→ Instruction: Nothing after the line with "width=91pt,minimum height=90pt] (calljni)" belongs in the copy; extract the lines below from the top through that line, pictures left out.

→ Data in this exercise:
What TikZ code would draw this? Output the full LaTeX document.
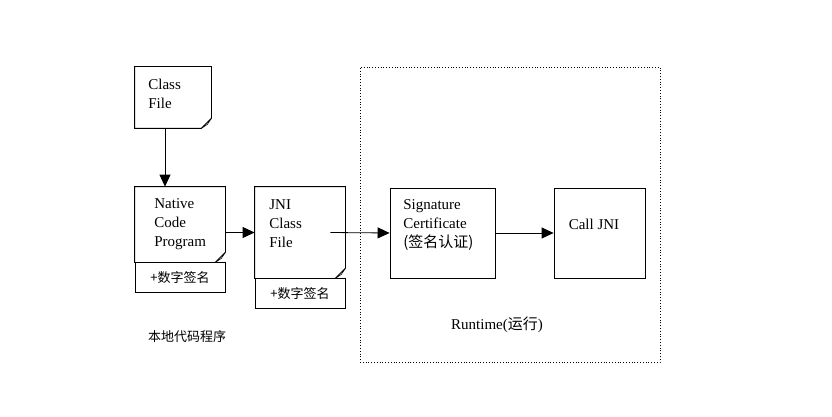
\documentclass[tikz,border=0pt]{standalone}
\usepackage{fontspec}
\setmainfont{Liberation Serif}
\newfontfamily\cjk{Noto Sans CJK SC}
\usetikzlibrary{arrows.meta}

\begin{document}
\begin{tikzpicture}[x=1pt,y=-1pt,line width=0.8pt,
  >={Triangle[length=12pt,width=11pt]},
  page/.style={inner sep=0pt},
  box/.style={draw,inner sep=0pt},
  part/.style={draw,minimum width=90pt,minimum height=30pt,inner sep=0pt,font=\cjk\fontsize{13}{13}\selectfont},
  txt/.style={align=left,inner sep=0pt,font=\fontsize{15}{19}\selectfont},
  cjktxt/.style={inner sep=0pt,font=\cjk\fontsize{13}{13}\selectfont}]

  \useasboundingbox (0,0) rectangle (832,417);

  \node[draw,dotted,minimum width=300pt,minimum height=295pt] (runtime) at (510,214.5) {};

  \node[page,minimum width=76pt,minimum height=61pt] (classfile) at (173,97.5) {};
  \node[page,minimum width=90pt,minimum height=75pt] (native) at (180,224.5) {};
  \node[part] (nativesig) at (180,277.5) {+数字签名};
  \node[page,minimum width=90pt,minimum height=91pt] (jni) at (300,232.5) {};
  \node[part] (jnisig) at (300,293.5) {+数字签名};
  \node[box,minimum width=105pt,minimum height=90pt] (sig) at (442.5,233) {};
  \node[box,minimum width=91pt,minimum height=90pt] (calljni) at (599.5,233) {};

  % page outlines with folded corner
  \foreach \n in {classfile,native,jni} {
    \draw (\n.north west) -- (\n.north east) -- ([yshift=10pt]\n.south east)
      -- ([xshift=-10pt]\n.south east) -- (\n.south west) -- cycle;
    \filldraw[fill=gray!40,line width=0.5pt] ([yshift=10pt]\n.south east)
      -- ([xshift=-10pt]\n.south east) -- ([xshift=-4pt,yshift=4pt]\n.south east) -- cycle;
  }

  \node[txt,anchor=west] (classtxt) at (148,94) {Class\\File};
  \node[txt,anchor=west] (nativetxt) at (154,224) {Native\\Code\\Program};
  \node[txt,anchor=west] (jnitxt) at (269,224) {JNI\\Class\\File};
  \node[txt,anchor=west] (sigtxt) at (403,225) {Signature\\Certificate\\{\cjk (签名认证)}};
  \node[txt] (calltxt) at (594,224) {Call JNI};
  \node[txt] (runtimetxt) at (497,325) {Runtime({\cjk 运行})};
  \node[cjktxt] (localtxt) at (187,337) {本地代码程序};

  \path[->]
    ([xshift=-8pt]classfile.south) edge ([xshift=-8pt]classfile.south |- native.north)
    (native.east |- jni.west) edge (jni.west)
    ([xshift=-15pt]jni.east) edge (sig.west)
    (sig.east) edge (calljni.west)
    ;
\end{tikzpicture}
\end{document}
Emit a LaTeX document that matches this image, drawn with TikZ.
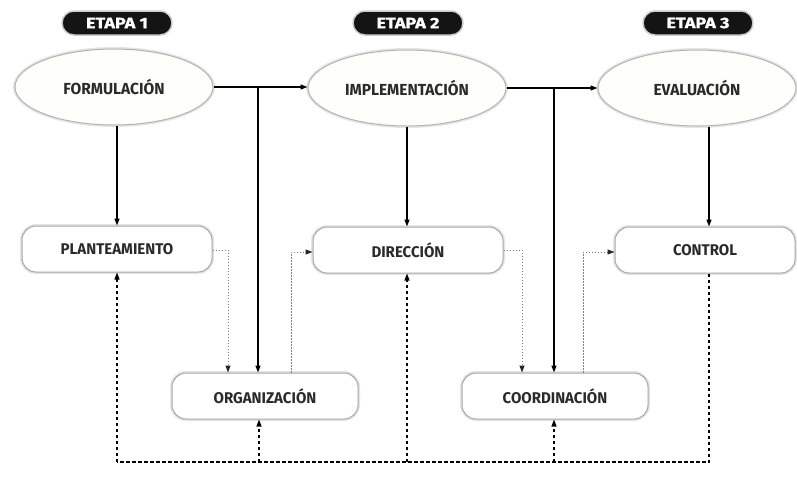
\documentclass[tikz,border=0pt]{standalone}
\usepackage{fontspec}
\setmainfont{Fira Sans}
\newfontfamily\boxfont[FakeStretch=0.97]{Fira Sans}
\newfontfamily\badgefont[FakeStretch=1.2,FakeBold=1.2]{Fira Sans}
\usetikzlibrary{shapes.geometric,arrows.meta}
\definecolor{labelgray}{HTML}{2A2A2A}
\definecolor{shapefill}{HTML}{FEFEFB}
\tikzset{
  soft/.style={preaction={draw=black!10,line width=4pt}},
  stagebox/.style={ellipse,draw=black!30,line width=1pt,fill=shapefill,soft,
    minimum width=198pt,minimum height=76pt,inner sep=0pt,
    font=\boxfont\bfseries\fontsize{16}{16}\selectfont,text=labelgray},
  taskbox/.style={rectangle,rounded corners=14pt,draw=black!35,line width=1pt,fill=white,soft,
    minimum height=46pt,inner sep=0pt,
    font=\boxfont\bfseries\fontsize{15.5}{15.5}\selectfont,text=labelgray},
  badge/.style={rectangle,rounded corners=12pt,fill=black!92,draw=black!20,line width=1.5pt,
    minimum width=110pt,minimum height=24pt,inner sep=0pt,
    text=white,font=\badgefont\bfseries\fontsize{15}{15}\selectfont},
  flow/.style={draw=black,line width=1.4pt,-{Triangle[length=7pt,width=5pt]}},
  hint/.style={draw=black!50,line width=1pt,dash pattern=on 1.5pt off 1.5pt,
    -{Triangle[length=7pt,width=5pt,color=black!85,fill=black!85]}},
  feedback/.style={draw=black,line width=1.2pt,dash pattern=on 3.5pt off 2.5pt,
    -{Triangle[length=7pt,width=5pt]}},
  feedbackline/.style={draw=black,line width=1.2pt,dash pattern=on 3.5pt off 2.5pt},
}
\begin{document}
\begin{tikzpicture}[x=1pt,y=-1pt]
\path[use as bounding box,fill=white] (0,0) rectangle (797,488);

% stage badges
\node[badge] (s1) at (117,23) {ETAPA 1};
\node[badge] (s2) at (408,23) {ETAPA 2};
\node[badge] (s3) at (698,23) {ETAPA 3};

% stages
\node[stagebox] (f) at (114,87) {FORMULACIÓN};
\node[stagebox] (i) at (407,88) {IMPLEMENTACIÓN};
\node[stagebox] (e) at (697,88) {EVALUACIÓN};

% tasks
\node[taskbox,minimum width=190pt] (pl) at (117,249) {PLANTEAMIENTO};
\node[taskbox,minimum width=190pt] (di) at (408,250) {DIRECCIÓN};
\node[taskbox,minimum width=180pt] (co) at (705,250) {CONTROL};
\node[taskbox,minimum width=186pt] (or) at (265,396) {ORGANIZACIÓN};
\node[taskbox,minimum width=186pt] (cd) at (555,396) {COORDINACIÓN};

% branch points and turning points
\coordinate (b1) at (258,88);
\coordinate (b2) at (554,88);
\coordinate (dpl) at (117,0);
\coordinate (dor) at (259,0);
\coordinate (ddi) at (407,0);
\coordinate (dcd) at (554,0);
\coordinate (dco) at (709,0);
\coordinate (loopy) at (0,462);
\coordinate (h1) at (228,250);
\coordinate (h2) at (291,252);
\coordinate (h3) at (522,250);
\coordinate (h4) at (583,252);

% main flow
\draw[flow] (f.east) -- (f.east -| i.west);
\draw[flow] (b1) -- (b1 |- or.north);
\draw[flow] (i.east) -- (i.east -| e.west);
\draw[flow] (b2) -- (b2 |- cd.north);
\draw[flow] (dpl |- f.south) -- (dpl |- pl.north);
\draw[flow] (ddi |- i.south) -- (ddi |- di.north);
\draw[flow] (dco |- e.south) -- (dco |- co.north);

% dotted links between tasks
\draw[hint] (pl.east |- h1) -- (h1) -- (h1 |- or.north);
\draw[hint] (h2 |- or.north) -- (h2) -- (h2 -| di.west);
\draw[hint] (di.east |- h3) -- (h3) -- (h3 |- cd.north);
\draw[hint] (h4 |- cd.north) -- (h4) -- (h4 -| co.west);

% feedback loop
\draw[feedbackline] (dco |- co.south) -- (dco |- loopy) -- (dpl |- loopy);
\draw[feedback] (dpl |- loopy) -- (dpl |- pl.south);
\draw[feedback] (dor |- loopy) -- (dor |- or.south);
\draw[feedback] (ddi |- loopy) -- (ddi |- di.south);
\draw[feedback] (dcd |- loopy) -- (dcd |- cd.south);
\end{tikzpicture}
\end{document}
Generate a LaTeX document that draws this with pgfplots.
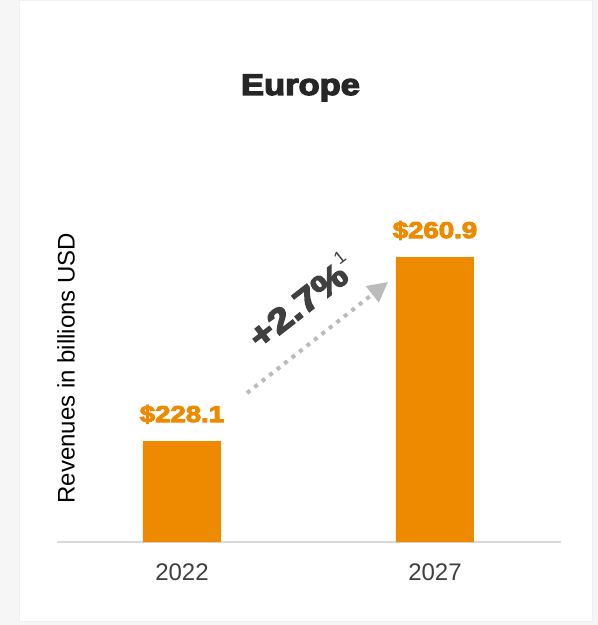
\documentclass[border=0pt]{standalone}
\usepackage{fontspec}
\setmainfont{Liberation Sans}
\newfontfamily\heavy[BoldFont=Liberation Sans Bold, BoldFeatures={FakeBold=4}]{Liberation Sans}
\usepackage{pgfplots}
\pgfplotsset{compat=1.18}
\usetikzlibrary{arrows.meta}
\definecolor{barOrange}{HTML}{EE8A00}
\definecolor{txtGray}{HTML}{404040}
\definecolor{titleGray}{HTML}{262626}
\definecolor{lineGray}{HTML}{D9D9D9}
\definecolor{arrGray}{HTML}{BBBBBB}
\definecolor{bgGray}{HTML}{F6F6F6}
\begin{document}
\begin{tikzpicture}[x=1pt,y=1pt]
\fill[bgGray] (0,0) rectangle (598,625);
\fill[white] (19,3) rectangle (592,624);
\draw[black!6, line width=1pt] (19,3) rectangle (592,624);
\begin{axis}[
  at={(57pt,83pt)}, anchor=south west,
  scale only axis, width=504pt, height=341pt,
  xmin=-0.494, xmax=1.498,
  ymin=210.1, ymax=270.9,
  axis x line*=bottom, axis y line=none,
  x axis line style={draw=lineGray, line width=2pt, -},
  xtick={0,1}, xticklabels={2022,2027},
  major tick length=0pt,
  xticklabel style={anchor=base, yshift=-38pt, font=\fontsize{24}{28}\selectfont, text=txtGray},
  ytick=\empty,
  ybar, bar width=78pt, bar shift=0pt,
  point meta=explicit symbolic,
  nodes near coords={\scalebox{1.2}[1]{\$\pgfplotspointmeta}},
  nodes near coords style={anchor=base, yshift=19pt, font=\heavy\bfseries\fontsize{23}{26}\selectfont, text=barOrange},
]
\addplot[fill=barOrange, draw=none] coordinates {(0,228.1) [228.1] (1,260.9) [260.9]};
\end{axis}
\node[anchor=base, text=titleGray, font=\heavy\bfseries\fontsize{30}{34}\selectfont] at (300.5,530) {\scalebox{1.15}[1]{Europe}};
\node[rotate=90, font=\fontsize{24}{28}\selectfont, text=black] at (66,257) {Revenues in billions USD};
\draw[arrGray, line width=4pt, dash pattern=on 4pt off 5.5pt, -{Triangle[length=20pt,width=20pt]}] (247,232) -- (388,343);
\node[rotate=38, text=txtGray, anchor=center, inner sep=0pt] at (300,325) {\scalebox{1.18}[1]{\heavy\bfseries\fontsize{34}{38}\selectfont +2.7\%}\raisebox{18pt}{\fontsize{18}{20}\selectfont 1}};
\pgfresetboundingbox
\path (0,0) rectangle (598,625);
\end{tikzpicture}
\end{document}
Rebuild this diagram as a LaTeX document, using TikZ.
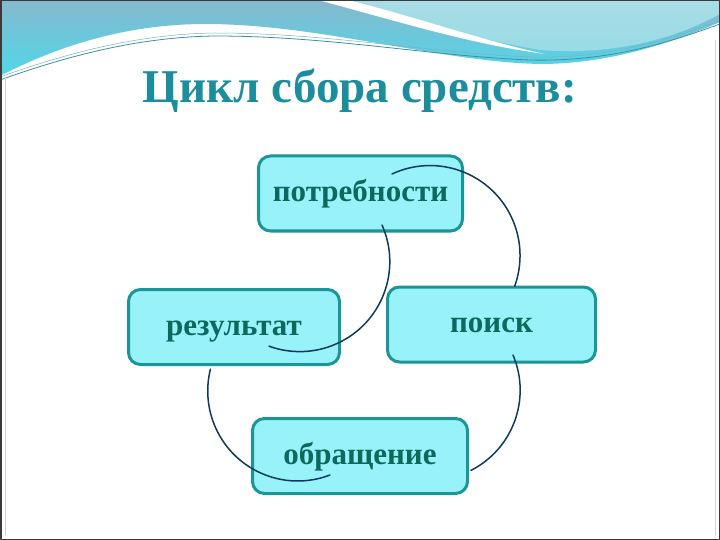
\documentclass[tikz,border=0pt]{standalone}
\usepackage{fontspec}
\setmainfont{Liberation Serif}
\usetikzlibrary{calc}
\definecolor{nebo}{HTML}{86B8CE}
\definecolor{nebolight}{HTML}{A9DCE6}
\definecolor{biryuza}{HTML}{4FD8E8}
\definecolor{liniya}{HTML}{3E8FA6}
\definecolor{zagolovok}{HTML}{1B8D9D}
\definecolor{zalivka}{HTML}{97F3F9}
\definecolor{kant}{HTML}{1C9598}
\definecolor{tekst}{HTML}{0E685C}
\definecolor{duga}{HTML}{0D3B5E}
\definecolor{ramka}{HTML}{3A3A3A}

\begin{document}
\begin{tikzpicture}[x=1pt, y=-1pt, line cap=round, line join=round,
  etap/.style={draw=kant, fill=zalivka, line width=3pt, rounded corners=12pt,
    minimum height=75pt, text height=22pt, text depth=6pt, text=tekst,
    font=\fontsize{31}{37}\selectfont\bfseries},
  dugaline/.style={duga, line width=1.5pt}]
  \useasboundingbox (0,0) rectangle (720,540);
  \fill[white] (0,0) rectangle (720,540);

  % шапка слайда
  \shade[top color=nebo, bottom color=biryuza] (0,0) -- (720,0) -- (720,22)
    .. controls (660,48) and (600,64) .. (540,64)
    .. controls (440,62) and (320,24) .. (205,24)
    .. controls (120,24) and (50,50) .. (0,76) -- cycle;
  \shade[top color=nebolight, bottom color=nebolight!80!biryuza] (335,0)
    .. controls (420,22) and (480,40) .. (540,50)
    .. controls (620,56) and (680,36) .. (720,14) -- (720,0) -- cycle;
  \fill[white] (318,0) .. controls (400,22) and (470,44) .. (545,54)
    .. controls (480,40) and (420,18) .. (348,0) -- cycle;
  \draw[liniya, line width=0.8pt] (0,80) .. controls (70,55) and (140,37) .. (215,36)
    .. controls (330,36) and (430,56) .. (530,60)
    .. controls (610,62) and (670,42) .. (720,24);
  \draw[liniya!70, line width=0.5pt] (0,77) .. controls (70,52) and (140,34) .. (215,33)
    .. controls (330,33) and (430,53) .. (530,57)
    .. controls (610,59) and (670,39) .. (720,21);

  % рамка
  \draw[gray!35, line width=0.6pt] (5,78) -- (5,535);
  \draw[gray!35, line width=0.6pt] (715,40) -- (715,535);
  \draw[ramka, line width=1.5pt] (0.75,0.75) rectangle (719.25,539.25);

  % заголовок
  \node[zagolovok, anchor=base, font=\fontsize{47}{56}\selectfont\bfseries] (title) at (360,103) {Цикл сбора средств:};

  % этапы цикла
  \node[etap, minimum width=204pt] (need) at (360.5,193.5) {потребности};
  \node[etap, minimum width=211pt] (result) at (234,327) {результат};
  \node[etap, minimum width=208pt] (search) at (491.5,324.5) {поиск};
  \node[etap, minimum width=215pt] (appeal) at (360,456) {обращение};

  % дуги
  \draw[dugaline] ($(need.center)+(31.5,-19.5)$) arc[start angle=-115, end angle=20, radius=90];
  \draw[dugaline] ($(need.center)+(21.5,31.5)$) arc[start angle=-24, end angle=110, radius=90];
  \draw[dugaline] ($(search.center)+(21.5,30.5)$) arc[start angle=-23, end angle=63, radius=90];
  \draw[dugaline] ($(appeal.center)+(-30,19)$) arc[start angle=69, end angle=194, radius=90];
\end{tikzpicture}
\end{document}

→ Solution:
What TikZ code would draw this? Output the full LaTeX document.
\documentclass[tikz,border=0pt]{standalone}
\usepackage{fontspec}
\setmainfont{Liberation Serif}
\newfontfamily\cjk{Noto Sans CJK SC}
\usetikzlibrary{arrows.meta}

\begin{document}
\begin{tikzpicture}[x=1pt,y=-1pt,line width=0.8pt,
  >={Triangle[length=12pt,width=11pt]},
  page/.style={inner sep=0pt},
  box/.style={draw,inner sep=0pt},
  part/.style={draw,minimum width=90pt,minimum height=30pt,inner sep=0pt,font=\cjk\fontsize{13}{13}\selectfont},
  txt/.style={align=left,inner sep=0pt,font=\fontsize{15}{19}\selectfont},
  cjktxt/.style={inner sep=0pt,font=\cjk\fontsize{13}{13}\selectfont}]

  \useasboundingbox (0,0) rectangle (832,417);

  \node[draw,dotted,minimum width=300pt,minimum height=295pt] (runtime) at (510,214.5) {};

  \node[page,minimum width=76pt,minimum height=61pt] (classfile) at (173,97.5) {};
  \node[page,minimum width=90pt,minimum height=75pt] (native) at (180,224.5) {};
  \node[part] (nativesig) at (180,277.5) {+数字签名};
  \node[page,minimum width=90pt,minimum height=91pt] (jni) at (300,232.5) {};
  \node[part] (jnisig) at (300,293.5) {+数字签名};
  \node[box,minimum width=105pt,minimum height=90pt] (sig) at (442.5,233) {};
  \node[box,minimum width=91pt,minimum height=90pt] (calljni) at (599.5,233) {};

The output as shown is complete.